The increased GDP growth from consumer spending leads to improvements in business conditions. As companies become more profitable, they tend to invest more money into their businesses to create future growth. Business investment can include new equipment and technology purchases. The investments businesses make are called capital investments. Capital investments, which require large outlays of capital or cash, are designed to boost a company's productivity and profits in the long term.

In a growing economy, companies also take on additional borrowing from banks to expand production due to higher consumer demand. The loan proceeds are usually used for large purchases of assets such as manufacturing plants and equipment. The added production also leads to higher wages and increased employment as more workers are needed for the increase in consumer demand for a company's products.


As companies look to hire workers to help with the increase in sales, it leads to new job openings in various types of employment. However, if the labor market becomes too tight, due to an expanding economy, companies are forced to train workers for the skillsets needed since there aren't enough available skilled workers.


As a result of business investment, companies are more productive, while GDP growth rises since business investment is a key component of growth. Both consumer spending and business investment, not only lead to more economic growth, but also play a prominent role in determining the level training and development of workers.

Human Capital and Economic Growth

Human capital is positively correlated to economic growth since investment tends to boost productivity. The process of educating a workforce is a type of investment, but instead of capital investment such as equipment, the investment is in human capital.

The Government's Role

The role of governments is key to expanding the skillsets and education levels of a country's population. Some governments are actively involved in improving human capital by offering higher education to people at no cost. These governments realize that the knowledge people gain through education helps develop an economy and boost economic growth. Workers with more education or better skills tend to have higher earnings, which, in turn, increases economic growth through additional consumer spending.

The Corporate Sector's Role
Companies also invest in human capital to boost profits and productivity. For example, let's say an employee working at a technology company receives training to be a computer programmer through on-site training and in-house seminars. The company pays for a portion of the tuition for higher education. If the worker remains at the company after the training has been completed, she may develop new ideas and new products for the company. The employee might also leave the company later in her career and use the knowledge she learned to start a new company. Whether the employee remains at the firm or starts a new company, the initial investment in human capital will ultimately lead to economic growth.

Human Capital Investments and Employment Growth
Investing in workers has had a track record of creating better employment conditions in economies throughout the world. If employment is improving, consumer spending rises, leading to increased revenue for companies and additional business investment. As a result, employment is a key indicator or metric for determining how GDP growth may perform.

The OECD or The Organisation for Economic Co-operation and Development is a group of more than thirty member countries that help to shape and develop economic and social policies across the globe.
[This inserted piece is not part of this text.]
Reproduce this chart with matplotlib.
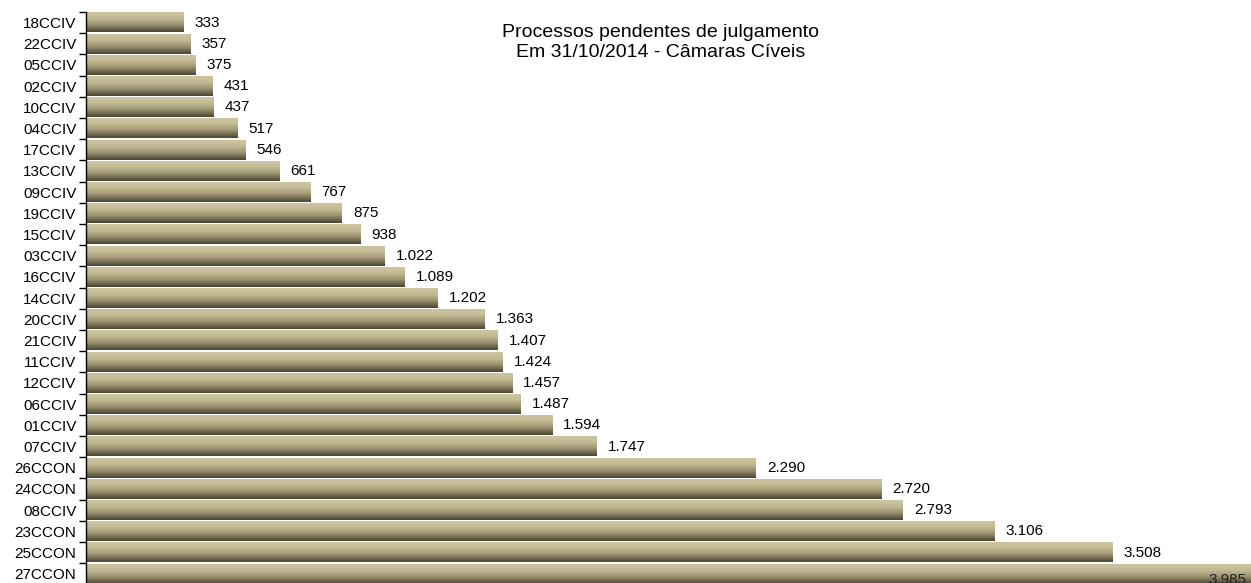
import numpy as np
import matplotlib.pyplot as plt
from matplotlib.colors import LinearSegmentedColormap

plt.rcParams['font.family'] = ['Liberation Sans', 'DejaVu Sans']

# data, top to bottom
camaras = ["18CCIV", "22CCIV", "05CCIV", "02CCIV", "10CCIV", "04CCIV", "17CCIV",
           "13CCIV", "09CCIV", "19CCIV", "15CCIV", "03CCIV", "16CCIV", "14CCIV",
           "20CCIV", "21CCIV", "11CCIV", "12CCIV", "06CCIV", "01CCIV", "07CCIV",
           "26CCON", "24CCON", "08CCIV", "23CCON", "25CCON", "27CCON"]
pendentes = [333, 357, 375, 431, 437, 517, 546, 661, 767, 875, 938, 1022, 1089,
             1202, 1363, 1407, 1424, 1457, 1487, 1594, 1747, 2290, 2720, 2793,
             3106, 3508, 3985]

W, H = 1251, 583
fig = plt.figure(figsize=(W / 100, H / 100), dpi=100)
n = len(camaras)
pitch = 21.2
ax = fig.add_axes([86 / W, (H - 12 - n * pitch) / H, 1165 / W, n * pitch / H])

y = np.arange(n)
bh = 0.92
bars = ax.barh(y, pendentes, height=bh, color='none', edgecolor='none')

# vertical gradient on every bar
cmap = LinearSegmentedColormap.from_list("tan", [
    (0.0, "#cdc5a1"), (0.3, "#c3ba95"), (0.6, "#9f9674"), (0.85, "#6c654d"), (1.0, "#48422f")])
grad = np.linspace(0, 1, 64).reshape(-1, 1)
for b in bars:
    x0 = b.get_x()
    x1 = x0 + b.get_width()
    yc = b.get_y() + b.get_height() / 2
    ax.imshow(grad, cmap=cmap, aspect='auto', origin='upper', interpolation='bilinear',
              extent=(x0, x1, yc + bh / 2, yc - bh / 2), zorder=2)

xmax = 3983
ax.set_xlim(0, xmax)
ax.set_ylim(n - 0.5, -0.5)

# value labels
for i, v in enumerate(pendentes):
    txt = f"{v:,}".replace(",", ".")
    if v > xmax * 0.97:
        ax.text(xmax - 15, i + 0.3, txt, ha='right', va='center', fontsize=11,
                color='#222222', zorder=3, clip_on=False)
    else:
        ax.text(v + 38, i, txt, ha='left', va='center', fontsize=11, color='black')

ax.set_yticks(y)
ax.set_yticklabels(camaras, fontsize=11)
ax.set_yticks(np.arange(-0.5, n, 1.0), minor=True)
ax.tick_params(axis='y', which='major', length=0, pad=7)
ax.tick_params(axis='y', which='minor', length=5, width=1, direction='out')
ax.set_xticks([])
for s in ['top', 'right', 'bottom']:
    ax.spines[s].set_visible(False)
ax.spines['left'].set_linewidth(1)

fig.text(661 / W, 1 - 24 / H, "Processos pendentes de julgamento\nEm 31/10/2014 - Câmaras Cíveis",
         ha='center', va='top', fontsize=14, linespacing=1.2)

fig.savefig("out.png", dpi=100)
OECD routinely analyzes the impact of education levels on employment and ultimately, economic growth. The OECD's 2018 annual Education at a Glance report reviewed how education systems operate, the level of spending, and who benefited or participated. The OECD also measures how increases in education for men and women drive employment growth.

In 2018, the OECD found that for countries with people that had grammar and high school educations experienced an employment rate of 68% for men and 47% for women. However, for those who had college or graduate education levels experienced an employment rate of 89% for men and 81% for women.

Although investment in human capital tends to produce more growth, it doesn't necessarily mean the jobs are available for the newly-educated workers. Also, geography plays a role when it comes to job openings and the movement of labor. If job openings are located in the northern part of a country, but the skilled labor is in the south, growth could be hindered due to the cost of moving or the lack of desire to move.